Русский писатель молчал, вытянувшись на диване.
– А вы что скажете, Тургенев?
– О смерти? Я о ней не думаю. У нас никто ясно не представляет себе, что это такое, – она маячит вдалеке, окутанная… славянским туманом…
Эти слова красноречиво свидетельствовали о характере русского народа и о таланте Тургенева. Славянский туман покрывает все тургеневское творчество, смягчает его, придает ему трепет жизни, даже разговор писателя как бы тонет в этом тумане.
Наталья Александровна Островская:
Пришли музыканты на вокзал, стала набираться толпа. «Смотрите, сколько рож кругом, – сказал Тургенев. – Знаете, как я разочаровался в вечности? Это было дорогой, в дилижансе, – сидел я, сидел, осмотрелся и подумал: неужто все они могут иметь претензии на вечную жизнь! И с тех пор перестал верить в вечность!» – «А прежде верили?» – спросила я. «Ну и прежде-то вера у меня была не очень крепка». – «Если бы верить в вечность, было бы слишком страшно умирать», – вырвалось у меня. Тургенев быстро на меня взглянул и призадумался. «Да, – произнес он медленно, – вечность страшна… Как подумать, что все кругом исчезнет, все прежнее, все прошлое, а ты умереть не можешь… Хотя так же и полное уничтожение ужасно…» – «Отчего же, если ничего не будешь чувствовать?» – «Все-таки ужасно!»
Ги де Мопассан:
Это был человек простой, добрый и прямой до крайности; он был обаятелен, как никто, предан, как теперь уже не умеют быть, и верен своим друзьям – умершим и живым.

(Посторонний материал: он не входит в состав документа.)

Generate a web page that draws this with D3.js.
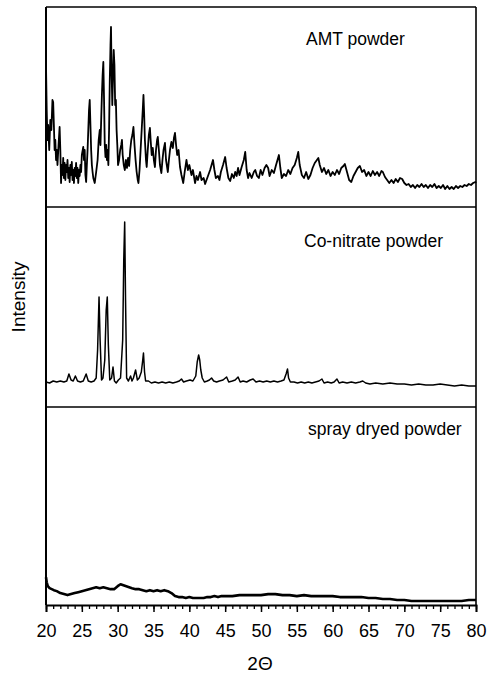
<!DOCTYPE html>
<html><head><meta charset="utf-8">
<script src="https://cdn.jsdelivr.net/npm/d3@7"></script>
<style>body{margin:0;background:#fff}svg{display:block}text{font-family:"Liberation Sans",Arial,sans-serif;fill:#000}</style>
</head><body><svg id="c" width="487" height="679"></svg>
<script>
const xTicks=[20,25,30,35,40,45,50,55,60,65,70,75,80];
const panelLabels=["AMT powder","Co-nitrate powder","spray dryed powder"];
const amtPowder=[[20.0,710],[20.1,485],[20.2,335],[20.3,410],[20.45,285],[20.6,435],[20.75,385],[20.9,535],[21.0,525],[21.1,410],[21.2,285],[21.3,335],[21.4,235],[21.5,285],[21.6,210],[21.75,310],[21.9,400],[22.0,285],[22.1,120],[22.2,210],[22.3,160],[22.4,245],[22.5,145],[22.6,220],[22.7,135],[22.8,210],[22.9,175],[23.0,235],[23.1,145],[23.2,195],[23.3,125],[23.4,210],[23.5,160],[23.6,225],[23.7,135],[23.8,185],[23.9,120],[24.0,195],[24.1,155],[24.2,220],[24.3,145],[24.4,195],[24.5,120],[24.6,185],[24.7,155],[24.8,210],[24.9,175],[25.0,260],[25.2,300],[25.3,235],[25.4,285],[25.5,160],[25.6,125],[25.7,210],[25.8,285],[25.9,385],[26.0,485],[26.1,535],[26.2,410],[26.3,285],[26.4,210],[26.5,175],[26.6,145],[26.8,120],[27.0,175],[27.2,235],[27.35,335],[27.5,385],[27.6,310],[27.7,435],[27.8,560],[27.9,660],[28.0,725],[28.1,535],[28.2,310],[28.3,250],[28.4,310],[28.5,235],[28.6,285],[28.7,210],[28.8,385],[28.9,635],[29.0,810],[29.07,900],[29.15,685],[29.25,510],[29.35,660],[29.45,785],[29.55,710],[29.65,510],[29.75,535],[29.85,385],[29.95,310],[30.05,210],[30.2,235],[30.35,285],[30.5,310],[30.6,335],[30.7,260],[30.85,210],[31.0,185],[31.15,235],[31.3,195],[31.45,245],[31.6,205],[31.75,285],[31.9,335],[32.05,360],[32.2,400],[32.35,310],[32.5,235],[32.65,175],[32.8,135],[32.9,120],[33.05,185],[33.2,285],[33.35,385],[33.5,485],[33.6,560],[33.7,460],[33.8,335],[33.95,235],[34.05,200],[34.2,285],[34.35,360],[34.5,395],[34.6,335],[34.75,260],[34.9,295],[35.05,235],[35.2,200],[35.35,285],[35.5,335],[35.6,350],[35.75,285],[35.9,210],[36.1,170],[36.25,235],[36.4,285],[36.6,320],[36.75,235],[37.0,175],[37.15,235],[37.3,285],[37.5,325],[37.7,295],[37.85,345],[38.0,370],[38.15,310],[38.3,260],[38.5,285],[38.7,200],[38.9,160],[39.15,120],[39.35,175],[39.6,235],[39.8,185],[40.0,210],[40.3,160],[40.5,185],[40.8,120],[41.0,155],[41.2,135],[41.5,175],[41.7,135],[42.0,145],[42.2,115],[42.4,135],[42.6,155],[42.9,185],[43.1,210],[43.3,235],[43.5,185],[43.7,145],[44.0,155],[44.2,135],[44.4,175],[44.7,210],[45.0,250],[45.2,195],[45.45,145],[45.7,130],[45.95,165],[46.2,145],[46.4,175],[46.6,155],[46.8,195],[47.0,160],[47.3,200],[47.6,235],[47.8,275],[48.0,185],[48.2,145],[48.4,170],[48.7,145],[49.0,175],[49.2,185],[49.45,155],[49.7,145],[49.95,185],[50.2,160],[50.5,195],[50.75,210],[51.0,195],[51.2,155],[51.5,185],[51.8,170],[52.1,210],[52.3,235],[52.5,260],[52.7,195],[52.9,145],[53.2,165],[53.5,155],[53.8,185],[54.1,165],[54.4,195],[54.7,210],[55.0,245],[55.2,275],[55.4,210],[55.7,160],[56.0,145],[56.3,175],[56.6,140],[56.9,160],[57.2,195],[57.5,220],[57.8,235],[58.0,245],[58.2,210],[58.5,175],[58.8,195],[59.1,165],[59.4,185],[59.7,155],[60.0,175],[60.3,160],[60.6,185],[60.9,165],[61.2,195],[61.5,205],[61.7,215],[62.0,175],[62.3,135],[62.6,125],[62.9,155],[63.2,175],[63.5,195],[63.8,205],[64.1,175],[64.4,185],[64.7,155],[65.0,175],[65.3,155],[65.6,180],[65.9,160],[66.2,175],[66.5,155],[66.8,180],[67.0,175],[67.3,150],[67.6,135],[67.9,120],[68.2,135],[68.5,120],[68.8,140],[69.1,125],[69.4,145],[69.7,140],[70.0,120],[70.3,110],[70.6,115],[70.9,100],[71.2,110],[71.5,95],[71.8,110],[72.1,100],[72.4,115],[72.7,100],[73.0,110],[73.3,95],[73.6,110],[73.9,100],[74.2,115],[74.5,95],[74.8,105],[75.1,95],[75.4,110],[75.7,90],[76.0,105],[76.3,90],[76.6,100],[76.9,90],[77.2,105],[77.5,95],[77.8,105],[78.1,100],[78.4,110],[78.7,105],[79.0,115],[79.3,110],[79.6,120],[79.9,125],[80.0,120]];
const coNitrate=[[20.0,125],[20.5,120],[21.0,130],[21.5,125],[22.0,130],[22.5,125],[22.9,130],[23.2,165],[23.5,135],[23.8,130],[24.1,155],[24.4,130],[24.8,125],[25.2,130],[25.6,165],[25.9,130],[26.3,125],[26.7,130],[27.0,145],[27.2,285],[27.4,550],[27.55,335],[27.75,135],[27.95,145],[28.2,235],[28.4,485],[28.55,550],[28.7,310],[28.9,135],[29.15,145],[29.35,200],[29.55,130],[29.8,120],[30.1,135],[30.4,145],[30.7,335],[30.85,735],[30.98,925],[31.1,535],[31.25,145],[31.5,130],[31.8,155],[32.0,130],[32.2,145],[32.5,185],[32.75,135],[33.0,145],[33.3,175],[33.5,235],[33.6,270],[33.75,175],[33.9,130],[34.3,130],[34.7,120],[35.2,125],[35.7,120],[36.2,125],[36.7,120],[37.2,125],[37.7,120],[38.2,125],[38.6,130],[38.9,140],[39.2,125],[39.6,130],[40.1,135],[40.5,130],[40.9,155],[41.1,225],[41.3,260],[41.45,235],[41.6,185],[41.8,145],[42.1,125],[42.5,130],[42.8,135],[43.1,145],[43.4,130],[43.8,125],[44.2,130],[44.7,135],[45.2,150],[45.5,125],[46.0,130],[46.4,135],[46.8,150],[47.1,125],[47.5,130],[48.0,125],[48.5,135],[48.9,140],[49.3,125],[49.8,130],[50.3,125],[50.8,130],[51.3,125],[51.8,130],[52.3,125],[52.8,130],[53.2,135],[53.5,165],[53.7,190],[53.85,145],[54.1,125],[54.6,125],[55.1,120],[55.6,125],[56.1,120],[56.6,125],[57.1,120],[57.6,125],[58.1,130],[58.5,140],[58.8,120],[59.3,125],[59.8,120],[60.2,125],[60.6,140],[60.9,120],[61.4,125],[62.0,120],[62.6,125],[63.2,120],[63.8,125],[64.2,130],[64.6,120],[65.2,115],[66.0,120],[67.0,115],[68.0,120],[69.0,115],[70.0,115],[71.0,110],[72.0,115],[73.0,110],[74.0,110],[75.0,115],[76.0,110],[77.0,105],[78.0,110],[79.0,105],[80.0,105]];
const sprayDried=[[20.0,140],[20.1,115],[20.25,95],[20.5,85],[20.8,80],[21.1,75],[21.5,70],[22.0,60],[22.5,55],[23.0,50],[23.5,55],[24.0,60],[24.5,65],[25.0,70],[25.5,75],[26.0,80],[26.5,85],[27.0,90],[27.5,85],[28.0,90],[28.5,85],[29.0,80],[29.5,80],[30.0,95],[30.4,105],[30.8,100],[31.2,95],[31.6,90],[32.0,85],[32.5,80],[33.0,80],[33.5,75],[34.0,70],[34.5,75],[35.0,70],[35.5,75],[36.0,70],[36.5,75],[37.0,70],[37.5,60],[38.0,45],[38.5,40],[39.0,40],[39.5,35],[40.0,40],[40.5,35],[41.0,35],[41.5,35],[42.0,35],[42.5,40],[43.0,40],[43.5,45],[44.0,40],[44.5,45],[45.0,45],[46.0,45],[47.0,50],[48.0,50],[49.0,50],[50.0,50],[51.0,55],[52.0,55],[53.0,50],[54.0,50],[55.0,45],[56.0,50],[57.0,45],[58.0,45],[59.0,45],[60.0,45],[61.0,40],[62.0,40],[63.0,40],[64.0,40],[65.0,35],[66.0,35],[67.0,30],[68.0,30],[69.0,25],[70.0,25],[71.0,20],[72.0,20],[73.0,20],[74.0,20],[75.0,20],[76.0,20],[77.0,20],[78.0,20],[79.0,25],[80.0,25]];

const svg=d3.select("#c");
const L=46,R=476;
const x=d3.scaleLinear().domain([20,80]).range([L,R]);
const panels=[{top:7,bot:207,data:amtPowder,w:1.8,lx:306,ly:45},
              {top:207,bot:407,data:coNitrate,w:1.5,lx:304,ly:247},
              {top:407,bot:605,data:sprayDried,w:2.6,lx:308,ly:435}];
panels.forEach((p,i)=>{
  const y=d3.scaleLinear().domain([0,1000]).range([p.bot,p.top]);
  const line=d3.line().x(d=>x(d[0])).y(d=>y(d[1]));
  svg.append("path").datum(p.data).attr("d",line).attr("fill","none")
     .attr("stroke","#000").attr("stroke-width",p.w).attr("stroke-linejoin","round");
  svg.append("text").attr("x",p.lx).attr("y",p.ly).attr("font-size",17.5).text(panelLabels[i]);
  svg.append("line").attr("x1",L).attr("x2",R).attr("y1",p.top).attr("y2",p.top)
     .attr("stroke","#000").attr("stroke-width",1.6);
});
// frame
svg.append("line").attr("x1",L).attr("x2",L).attr("y1",7).attr("y2",605).attr("stroke","#000").attr("stroke-width",2);
svg.append("line").attr("x1",R).attr("x2",R).attr("y1",7).attr("y2",605).attr("stroke","#000").attr("stroke-width",1.6);
// x axis
const ax=svg.append("g").attr("transform","translate(0,605)");
ax.call(d3.axisBottom(x).tickValues(d3.range(20,81,1)).tickSize(4).tickFormat(""));
ax.call(g=>g.selectAll(".tick line").attr("stroke-width",1.3));
const ax2=svg.append("g").attr("transform","translate(0,605)");
ax2.call(d3.axisBottom(x).tickValues(xTicks).tickSize(7).tickPadding(12).tickFormat(d3.format("d")));
ax2.selectAll(".domain").attr("stroke-width",1.8);
ax2.selectAll(".tick line").attr("stroke-width",1.5);
ax2.selectAll(".tick text").attr("font-size",18).attr("font-family","Liberation Sans, Arial, sans-serif").attr("fill","#000");
svg.append("text").attr("x",260).attr("y",670).attr("text-anchor","middle").attr("font-size",19).text("2Θ");
svg.append("text").attr("transform","translate(25,297) rotate(-90)").attr("text-anchor","middle").attr("font-size",19).text("Intensity");
</script></body></html>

Константин Платонович Ободовский, журналист:
Первое, что бросилось мне в глаза при встречах с Тургеневым – это совершенная простота и полная беспритязательность, с которыми держал себя И. С. <…> Джентльменски вежливый, с полной терпимостью выслушивающий чужие мнения и без малейшего раздражения относившийся ко всякого рода нападкам на него и его литературную деятельность, И. С. производил обаяние на всех окружающих. Добродушие его было замечательно. Иногда он отлично сознавал, например, что его обманывают, но махал рукой и не подавал вида, что замечает обман, делал то, о чем его просили.